In the series – executive produced by Emmy Award winner Dick Wolf (“Law & Order) – Raymund plays Gabriela Dawson, a level-headed paramedic whose friendship with lead character Jesse Spencer (played by “House” star Matthew Casey) becomes a focal point in the drama’s unfolding storyline.
“My character is an awesome woman who is in high-pressure situations every day, saving patients that firefighters pull out of fires and accidents,” says Raymund, who has learned a variety of practical medical procedures while training for the role. “And although Gabriela is a really tough, grounded girl, we do get to see her during her vulnerable times as she experiences the heartache of not being with the man she loves.”
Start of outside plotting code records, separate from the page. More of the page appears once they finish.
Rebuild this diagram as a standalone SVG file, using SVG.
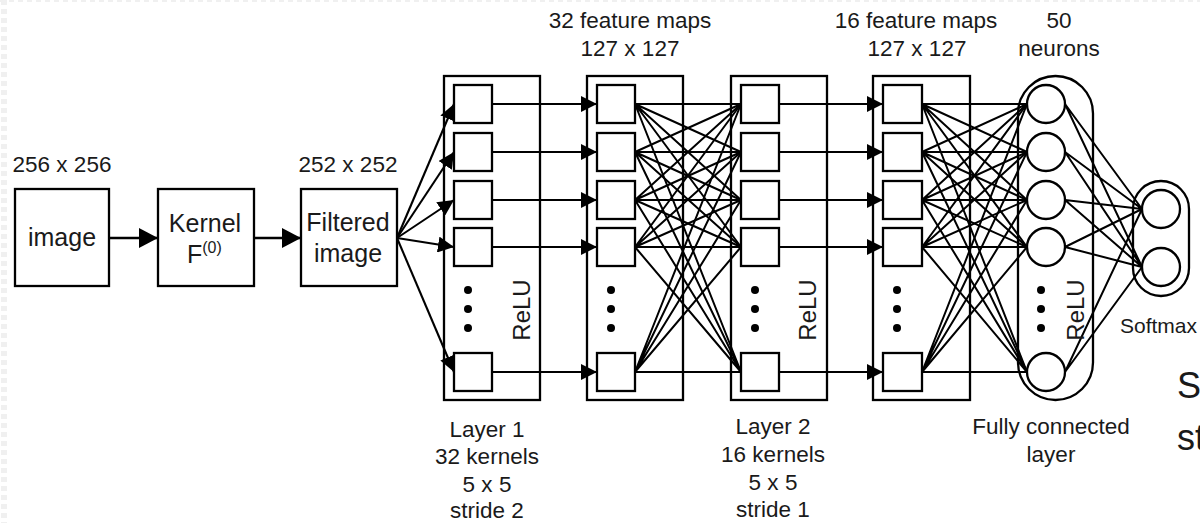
<svg xmlns="http://www.w3.org/2000/svg" width="1200" height="523" viewBox="0 0 1200 523">
<defs>
<marker id="ah" markerUnits="userSpaceOnUse" markerWidth="16" markerHeight="16" refX="16" refY="8" orient="auto"><path d="M0,0 L16,8 L0,16 z" fill="#000"/></marker>
<marker id="ahb" markerUnits="userSpaceOnUse" markerWidth="19" markerHeight="20" refX="19" refY="10" orient="auto"><path d="M0,0 L19,10 L0,20 z" fill="#000"/></marker>
<style>
.box{fill:#fff;stroke:#000;stroke-width:2.3}
.frame{fill:none;stroke:#000;stroke-width:2.3}
.cell{fill:#fff;stroke:#000;stroke-width:2.3}
.ln{fill:none;stroke:#000;stroke-width:2}
.arr{fill:none;stroke:#000;stroke-width:2.1;marker-end:url(#ah)}
.arrb{fill:none;stroke:#000;stroke-width:2.3;marker-end:url(#ahb)}
text{font-family:"Liberation Sans",Arial,sans-serif;fill:#1a1a1a}
.lbl{font-size:25px;text-anchor:middle}
.ann{font-size:22.5px;text-anchor:middle}
.relu{font-size:24px;text-anchor:middle}
.dot{fill:#000}
</style>
</defs>
<rect width="1200" height="523" fill="#fff"/>
<line x1="4" y1="0" x2="4" y2="523" stroke="#f0f0f0" stroke-width="6" stroke-dasharray="5 4"/>
<line x1="0" y1="1" x2="1200" y2="1" stroke="#f0f0f0" stroke-width="2" stroke-dasharray="5 4"/>

<g id="connectors">
<line class="arrb" x1="109" y1="238" x2="158" y2="238"/>
<line class="arrb" x1="254" y1="238" x2="301" y2="238"/>
<line class="arr" x1="397" y1="238" x2="454" y2="104"/>
<line class="arr" x1="397" y1="238" x2="454" y2="152"/>
<line class="arr" x1="397" y1="238" x2="454" y2="200"/>
<line class="arr" x1="397" y1="238" x2="454" y2="247"/>
<line class="arr" x1="397" y1="238" x2="454" y2="372"/>
<line class="arr" x1="492" y1="104" x2="597" y2="104"/>
<line class="arr" x1="492" y1="152" x2="597" y2="152"/>
<line class="arr" x1="492" y1="200" x2="597" y2="200"/>
<line class="arr" x1="492" y1="247" x2="597" y2="247"/>
<line class="arr" x1="492" y1="372" x2="597" y2="372"/>
<path class="ln" d="M635,104 L741,104 M635,104 L741,152 M635,104 L741,200 M635,104 L741,247 M635,104 L741,372"/>
<path class="ln" d="M635,152 L741,104 M635,152 L741,152 M635,152 L741,200 M635,152 L741,247 M635,152 L741,372"/>
<path class="ln" d="M635,200 L741,104 M635,200 L741,152 M635,200 L741,200 M635,200 L741,247 M635,200 L741,372"/>
<path class="ln" d="M635,247 L741,104 M635,247 L741,152 M635,247 L741,200 M635,247 L741,247 M635,247 L741,372"/>
<path class="ln" d="M635,372 L741,104 M635,372 L741,152 M635,372 L741,200 M635,372 L741,247 M635,372 L741,372"/>
<line class="arr" x1="779" y1="104" x2="883" y2="104"/>
<line class="arr" x1="779" y1="152" x2="883" y2="152"/>
<line class="arr" x1="779" y1="200" x2="883" y2="200"/>
<line class="arr" x1="779" y1="247" x2="883" y2="247"/>
<line class="arr" x1="779" y1="372" x2="883" y2="372"/>
<path class="ln" d="M922,104 L1027,104 M922,104 L1027,152 M922,104 L1027,200 M922,104 L1027,247 M922,104 L1027,372"/>
<path class="ln" d="M922,152 L1027,104 M922,152 L1027,152 M922,152 L1027,200 M922,152 L1027,247 M922,152 L1027,372"/>
<path class="ln" d="M922,200 L1027,104 M922,200 L1027,152 M922,200 L1027,200 M922,200 L1027,247 M922,200 L1027,372"/>
<path class="ln" d="M922,247 L1027,104 M922,247 L1027,152 M922,247 L1027,200 M922,247 L1027,247 M922,247 L1027,372"/>
<path class="ln" d="M922,372 L1027,104 M922,372 L1027,152 M922,372 L1027,200 M922,372 L1027,247 M922,372 L1027,372"/>
<path class="ln" d="M1065,104 L1142,209 M1065,104 L1142,267 M1065,152 L1142,209 M1065,152 L1142,267 M1065,200 L1142,209 M1065,200 L1142,267 M1065,247 L1142,209 M1065,247 L1142,267 M1065,372 L1142,209 M1065,372 L1142,267"/>
</g>

<g id="input-image">
<text class="ann" x="62" y="172">256 x 256</text>
<rect class="box" x="15" y="189" width="94" height="97"/>
<text class="lbl" x="62" y="246">image</text>
</g>

<g id="kernel">
<rect class="box" x="158" y="189" width="96" height="97"/>
<text class="lbl" x="205" y="232">Kernel</text>
<text x="187" y="263" font-size="25">F<tspan font-size="16" dy="-10">(0)</tspan></text>
</g>

<g id="filtered-image">
<text class="ann" x="348" y="172">252 x 252</text>
<rect class="box" x="301" y="189" width="96" height="97"/>
<text class="lbl" x="348" y="231">Filtered</text>
<text class="lbl" x="348" y="262">image</text>
</g>

<g id="layer1">
<rect class="frame" x="444" y="76" width="96" height="324"/>
<rect class="cell" x="454" y="85" width="38" height="38"/>
<rect class="cell" x="454" y="133" width="38" height="38"/>
<rect class="cell" x="454" y="181" width="38" height="38"/>
<rect class="cell" x="454" y="228" width="38" height="38"/>
<rect class="cell" x="454" y="353" width="38" height="38"/>
<circle class="dot" cx="468" cy="290" r="4"/>
<circle class="dot" cx="468" cy="309" r="4"/>
<circle class="dot" cx="468" cy="328" r="4"/>
<text class="relu" transform="translate(530,310) rotate(-90)">ReLU</text>
<text class="ann" x="487" y="437">Layer 1</text>
<text class="ann" x="487" y="464">32 kernels</text>
<text class="ann" x="487" y="492">5 x 5</text>
<text class="ann" x="487" y="518">stride 2</text>
</g>

<g id="maps32">
<text class="ann" x="630" y="28">32 feature maps</text>
<text class="ann" x="630" y="56">127 x 127</text>
<rect class="frame" x="587" y="76" width="96" height="324"/>
<rect class="cell" x="597" y="85" width="38" height="38"/>
<rect class="cell" x="597" y="133" width="38" height="38"/>
<rect class="cell" x="597" y="181" width="38" height="38"/>
<rect class="cell" x="597" y="228" width="38" height="38"/>
<rect class="cell" x="597" y="353" width="38" height="38"/>
<circle class="dot" cx="611" cy="290" r="4"/>
<circle class="dot" cx="611" cy="309" r="4"/>
<circle class="dot" cx="611" cy="328" r="4"/>
</g>

<g id="layer2">
<rect class="frame" x="731" y="76" width="96" height="324"/>
<rect class="cell" x="741" y="85" width="38" height="38"/>
<rect class="cell" x="741" y="133" width="38" height="38"/>
<rect class="cell" x="741" y="181" width="38" height="38"/>
<rect class="cell" x="741" y="228" width="38" height="38"/>
<rect class="cell" x="741" y="353" width="38" height="38"/>
<circle class="dot" cx="755" cy="290" r="4"/>
<circle class="dot" cx="755" cy="309" r="4"/>
<circle class="dot" cx="755" cy="328" r="4"/>
<text class="relu" transform="translate(816,310) rotate(-90)">ReLU</text>
<text class="ann" x="773" y="434">Layer 2</text>
<text class="ann" x="773" y="462">16 kernels</text>
<text class="ann" x="773" y="490">5 x 5</text>
<text class="ann" x="773" y="517">stride 1</text>
</g>

<g id="maps16">
<text class="ann" x="916" y="28">16 feature maps</text>
<text class="ann" x="917" y="56">127 x 127</text>
<rect class="frame" x="873" y="76" width="97" height="324"/>
<rect class="cell" x="883" y="85" width="39" height="38"/>
<rect class="cell" x="883" y="133" width="39" height="38"/>
<rect class="cell" x="883" y="181" width="39" height="38"/>
<rect class="cell" x="883" y="228" width="39" height="38"/>
<rect class="cell" x="883" y="353" width="39" height="38"/>
<circle class="dot" cx="897" cy="290" r="4"/>
<circle class="dot" cx="897" cy="309" r="4"/>
<circle class="dot" cx="897" cy="328" r="4"/>
</g>

<g id="fully-connected">
<text class="ann" x="1059" y="28">50</text>
<text class="ann" x="1059" y="56">neurons</text>
<rect class="frame" x="1018" y="76" width="75" height="324" rx="37.5" ry="37.5"/>
<circle class="cell" cx="1046" cy="104" r="19"/>
<circle class="cell" cx="1046" cy="152" r="19"/>
<circle class="cell" cx="1046" cy="200" r="19"/>
<circle class="cell" cx="1046" cy="247" r="19"/>
<circle class="cell" cx="1046" cy="372" r="19"/>
<circle class="dot" cx="1041" cy="290" r="4"/>
<circle class="dot" cx="1041" cy="309" r="4"/>
<circle class="dot" cx="1041" cy="328" r="4"/>
<text class="relu" transform="translate(1084,310) rotate(-90)">ReLU</text>
<text class="ann" x="1051" y="434">Fully connected</text>
<text class="ann" x="1051" y="462">layer</text>
</g>

<g id="softmax">
<rect class="frame" x="1133" y="181" width="56" height="115" rx="28" ry="28"/>
<circle class="cell" cx="1161" cy="209" r="19"/>
<circle class="cell" cx="1161" cy="267" r="19"/>
<text x="1120" y="333" font-size="21">Softmax</text>
</g>

<g id="slide-text">
<text x="1177" y="398" font-size="36">S</text>
<text x="1177" y="450" font-size="36">st</text>
</g>
</svg>
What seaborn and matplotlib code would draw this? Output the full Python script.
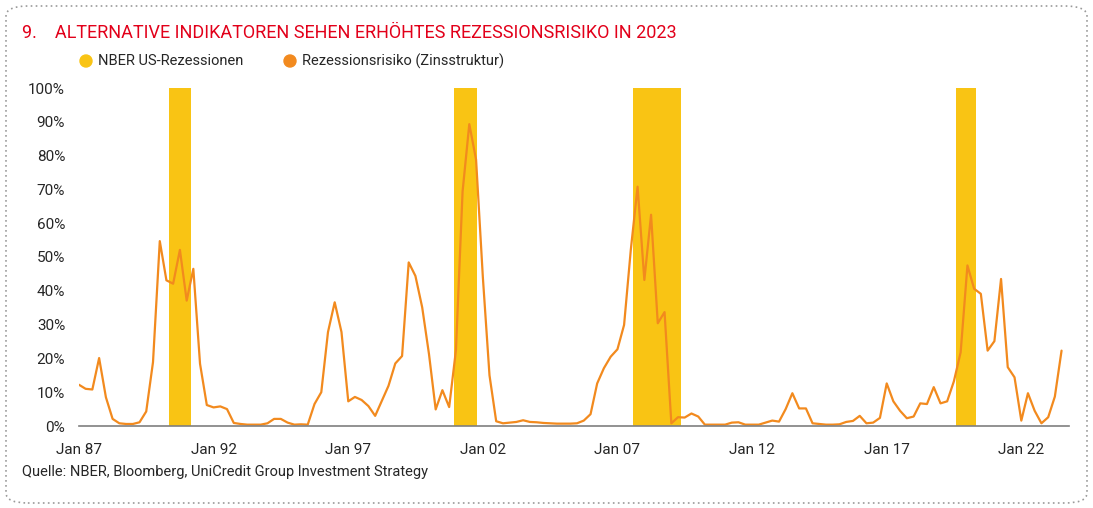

Raymund, who readily admits that one of the challenges of the series has been the physical demand of keeping up with the action-packed script (“You’re wearing this incredibly heavy gear, and it’s hot …I’m in the gym all the time!” explains Raymund), says that her experience filming “Chicago Fire” has been completely different from her time spent on other television sets like “The Good Wife” and the crime drama “Lie to Me.”
“All my experience on television has been positive – a real blessing,” says Raymund, who attended The Julliard School as a recipient of the prestigious John Houseman Award and landed the role of human lie detector Ria Torres on “Lie to Me” just one month after her college graduation. “But this new show has allowed me to explore real characters and circumstances, especially as I’m learning more about the role of civil service in this country and where it’s headed politically.”
Raymund, who splits her time between Chicago (where “Chicago Fire” is filmed) and Los Angeles, where her husband, director/producer Neil Patrick Stewart is based, says that her role on the primetime drama is just the beginning of her career.
“I would love to do comedy, maybe even a sitcom,” says Raymund, who was first exposed to theater while growing up in St. Petersburg, Florida. “But theater is what I trained for and what I know, so I want to produce theater shows. The industry is still very much a boy’s club and I want to bring in as many women on stage and behind the scenes as I can to break that mold.”
“There’s now a growing demand for Latinas in the arts, yes – but I own my heritage and I’m not interested in playing stereotypes because I know I’ll grow in my career based on the virtue of my work.”